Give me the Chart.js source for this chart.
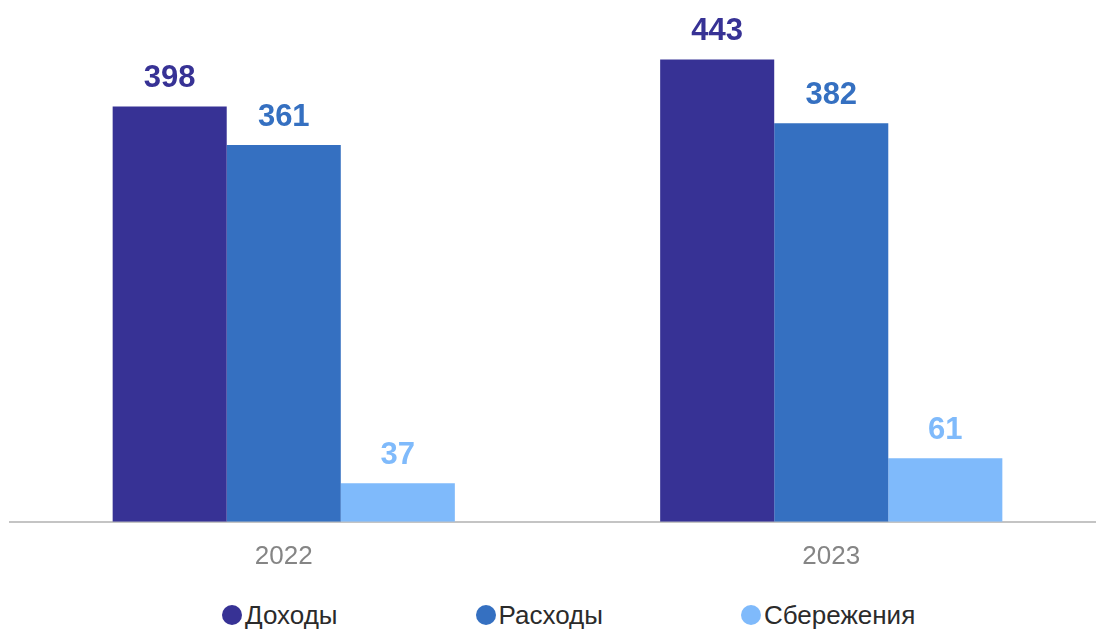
<!DOCTYPE html>
<html lang="ru">
<head>
    <meta charset="utf-8">
    <title>Доходы, расходы и сбережения</title>
    <script src="https://cdn.jsdelivr.net/npm/chart.js"></script>
    <style>
        html, body {
            margin: 0;
            padding: 0;
            background: #ffffff;
            overflow: hidden;
        }

        .chart-box {
            position: relative;
            width: 1105px;
            height: 583px;
        }

        .legend {
            position: absolute;
            left: 222px;
            top: 602px;
            display: flex;
            font-family: "Liberation Sans", Arial, sans-serif;
            font-size: 26px;
            color: #2b2b2b;
            line-height: 26px;
        }

        .legend-item {
            display: flex;
            align-items: center;
            margin-right: 138px;
        }

        .legend-dot {
            width: 20px;
            height: 20px;
            border-radius: 50%;
            margin-right: 3px;
        }
    </style>
</head>
<body>
    <div class="chart-box">
        <canvas id="budgetChart" width="1105" height="583"></canvas>
    </div>
    <div class="legend" id="legend"></div>

    <script>
        // данные графика
        const years = ['2022', '2023'];
        const seriesNames = ['Доходы', 'Расходы', 'Сбережения'];
        const income = [398, 443];
        const expenses = [361, 382];
        const savings = [37, 61];
        const seriesColors = ['#373295', '#3570c1', '#7fbafb'];

        // подписи значений над столбцами
        const valueLabels = {
            id: 'valueLabels',
            afterDatasetsDraw(chart) {
                const ctx = chart.ctx;
                ctx.save();
                ctx.font = 'bold 31px "Liberation Sans", Arial, sans-serif';
                ctx.textAlign = 'center';
                ctx.textBaseline = 'alphabetic';
                chart.data.datasets.forEach((ds, i) => {
                    const meta = chart.getDatasetMeta(i);
                    ctx.fillStyle = ds.backgroundColor;
                    meta.data.forEach((bar, j) => {
                        ctx.fillText(ds.data[j], bar.x, bar.y - 19);
                    });
                });
                ctx.restore();
            }
        };

        new Chart(document.getElementById('budgetChart'), {
            type: 'bar',
            data: {
                labels: years,
                datasets: [income, expenses, savings].map((values, i) => ({
                    label: seriesNames[i],
                    data: values,
                    backgroundColor: seriesColors[i],
                    borderWidth: 0,
                    barPercentage: 1,
                    categoryPercentage: 0.625
                }))
            },
            options: {
                responsive: false,
                animation: false,
                layout: {
                    padding: { left: 10, right: 0, top: 0, bottom: 0 }
                },
                plugins: {
                    legend: { display: false },
                    tooltip: { enabled: false }
                },
                scales: {
                    x: {
                        grid: { display: false },
                        border: { display: true, color: '#c4c4c4', width: 2 },
                        ticks: {
                            color: '#858585',
                            padding: 11,
                            font: { family: '"Liberation Sans", Arial, sans-serif', size: 26 }
                        }
                    },
                    y: {
                        display: false,
                        min: 0,
                        max: 500
                    }
                }
            },
            plugins: [valueLabels]
        });

        // легенда
        document.getElementById('legend').innerHTML = seriesNames.map((name, i) => `
            <div class="legend-item">
                <span class="legend-dot" style="background:${seriesColors[i]}"></span>${name}
            </div>
        `).join('');
    </script>
</body>
</html>
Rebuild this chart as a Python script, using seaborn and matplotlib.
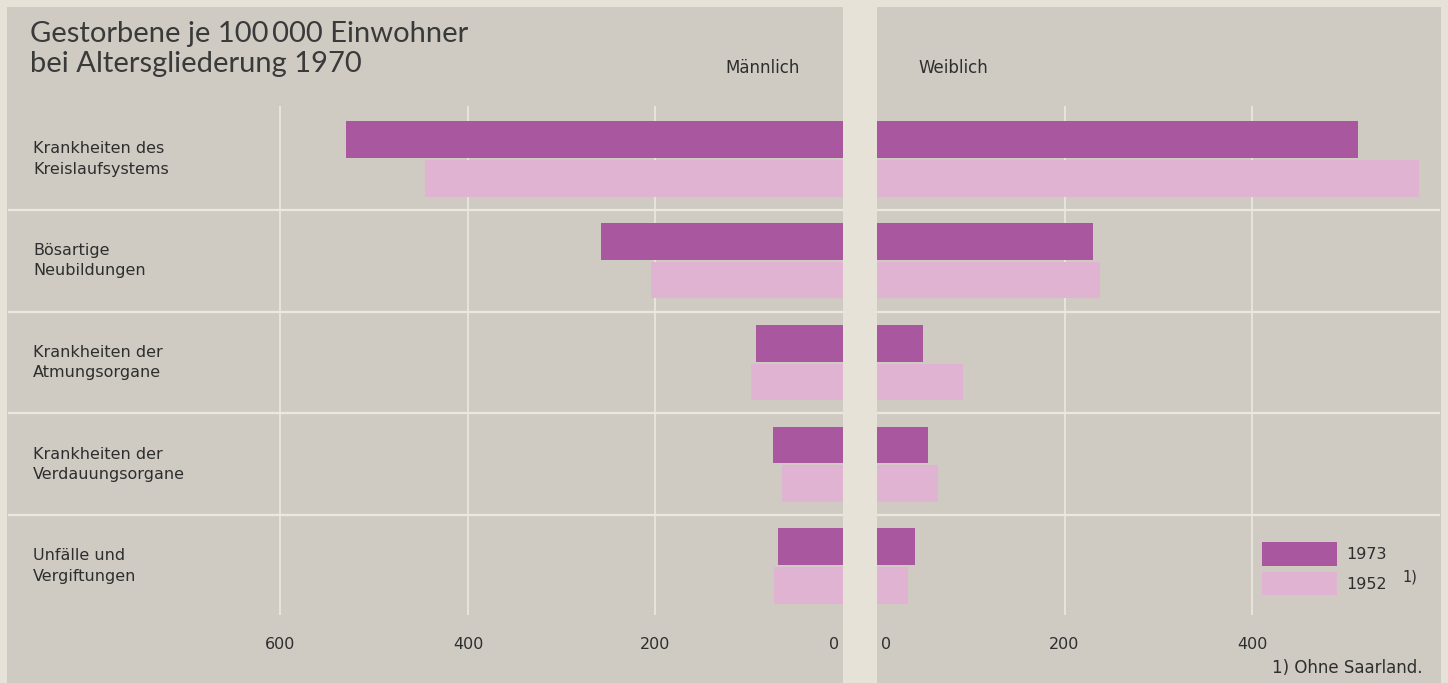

____________

◆ **Task details**
Return the whole listing, word for word, and leave out every picture.

◆ **Expected answer**
Give me the Chart.js source for this chart.
<!DOCTYPE html>
<html lang="ru">
<head>
    <meta charset="utf-8">
    <title>Доходы, расходы и сбережения</title>
    <script src="https://cdn.jsdelivr.net/npm/chart.js"></script>
    <style>
        html, body {
            margin: 0;
            padding: 0;
            background: #ffffff;
            overflow: hidden;
        }

        .chart-box {
            position: relative;
            width: 1105px;
            height: 583px;
        }

        .legend {
            position: absolute;
            left: 222px;
            top: 602px;
            display: flex;
            font-family: "Liberation Sans", Arial, sans-serif;
            font-size: 26px;
            color: #2b2b2b;
            line-height: 26px;
        }

        .legend-item {
            display: flex;
            align-items: center;
            margin-right: 138px;
        }

        .legend-dot {
            width: 20px;
            height: 20px;
            border-radius: 50%;
            margin-right: 3px;
        }
    </style>
</head>
<body>
    <div class="chart-box">
        <canvas id="budgetChart" width="1105" height="583"></canvas>
    </div>
    <div class="legend" id="legend"></div>

    <script>
        // данные графика
        const years = ['2022', '2023'];
        const seriesNames = ['Доходы', 'Расходы', 'Сбережения'];
        const income = [398, 443];
        const expenses = [361, 382];
        const savings = [37, 61];
        const seriesColors = ['#373295', '#3570c1', '#7fbafb'];

        // подписи значений над столбцами
        const valueLabels = {
            id: 'valueLabels',
            afterDatasetsDraw(chart) {
                const ctx = chart.ctx;
                ctx.save();
                ctx.font = 'bold 31px "Liberation Sans", Arial, sans-serif';
                ctx.textAlign = 'center';
                ctx.textBaseline = 'alphabetic';
                chart.data.datasets.forEach((ds, i) => {
                    const meta = chart.getDatasetMeta(i);
                    ctx.fillStyle = ds.backgroundColor;
                    meta.data.forEach((bar, j) => {
                        ctx.fillText(ds.data[j], bar.x, bar.y - 19);
                    });
                });
                ctx.restore();
            }
        };

        new Chart(document.getElementById('budgetChart'), {
            type: 'bar',
            data: {
                labels: years,
                datasets: [income, expenses, savings].map((values, i) => ({
                    label: seriesNames[i],
                    data: values,
                    backgroundColor: seriesColors[i],
                    borderWidth: 0,
                    barPercentage: 1,
                    categoryPercentage: 0.625
                }))
            },
            options: {
                responsive: false,
                animation: false,
                layout: {
                    padding: { left: 10, right: 0, top: 0, bottom: 0 }
                },
                plugins: {
                    legend: { display: false },
                    tooltip: { enabled: false }
                },
                scales: {
                    x: {
                        grid: { display: false },
                        border: { display: true, color: '#c4c4c4', width: 2 },
                        ticks: {
                            color: '#858585',
                            padding: 11,
                            font: { family: '"Liberation Sans", Arial, sans-serif', size: 26 }
                        }
                    },
                    y: {
                        display: false,
                        min: 0,
                        max: 500
                    }
                }
            },
            plugins: [valueLabels]
        });

        // легенда
        document.getElementById('legend').innerHTML = seriesNames.map((name, i) => `
            <div class="legend-item">
                <span class="legend-dot" style="background:${seriesColors[i]}"></span>${name}
            </div>
        `).join('');
    </script>
</body>
</html>
Rebuild this chart as a Python script, using seaborn and matplotlib.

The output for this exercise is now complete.